(417f) On-Line Characterization of Nanoparticles During Gas-Phase Synthesis | AIChE

(417f) On-Line Characterization of Nanoparticles During Gas-Phase Synthesis


Pratsinis, S. E., ETH Zurich
Gröhn, A. J., Swiss Federal Institute of Technology (ETH Zurich)

Real-time aerosol characterization is important for monitoring continuous nanoparticle producing processes as primary and agglomerate particle size determine product properties significantly. Sampling these aerosols, however, is all but trivial. Particle concentrations can be as high as 10^18 per kg of gas, requiring an enormous dilution to quench particle growth processes. The sampling probe has to withstand temperatures up to ~1500 K and possibly corrosive environments. Therefore, mostly ex-situ methods have been used to determine particle size and morphology in such conditions.

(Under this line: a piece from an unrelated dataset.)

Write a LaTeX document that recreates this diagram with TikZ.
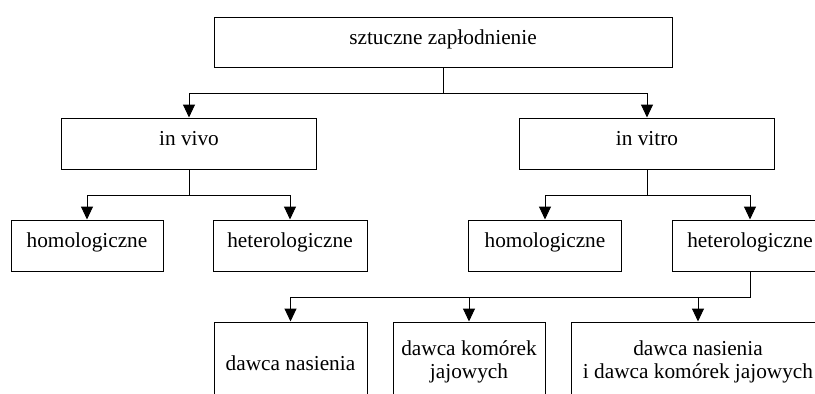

Here, an in-situ method for nearly real-time determination of average agglomerate mass, volume, mobility and structure along with the constituent primary particle size is employed. It is performance-tested in a flame spray aerosol reactor for production of zirconia nanoparticles (Gröhn et al., 2012). A sampling probe for continuous extraction and immediate dilution of the hot and highly concentrated aerosol was designed and constructed. Online characterization of the diluted aerosol is achieved by combining a differential mobility analyzer (DMA) with an aerosol particle mass analyzer (APM) and applying a power-law correlation to derive average primary particle size as proposed by Eggersdorfer et al. (2012).

Primary particle growth was shown to be completed shortly above the burner as a constant primary particle diameter was observed for all radial and downstream axial positions. The average agglomerate size increased with axial distance from the burner. However, larger agglomerates were observed at the fringes of the aerosol plume attributed to prolonged residence time due to lower gas velocity there. Results were compared against off-line particle size characterization by nitrogen adsorption and thermophoretic sampling/transmission electron microscopy. The method could also be applied successfully in continuous pilot-scale manufacture of zirconia nanoparticles, providing instantaneous quality control.


Eggersdorfer, M.L., Gröhn, A.J., Sorensen, C.M., McMurry, P.H. and Pratsinis, S.E. (2012), J. Colloid. Interface Sci. 387, 12 - 23.

Gröhn, A.J., Pratsinis, S.E., and Wegner, K. (2012), Chem. Eng. J. 191, 491 - 502.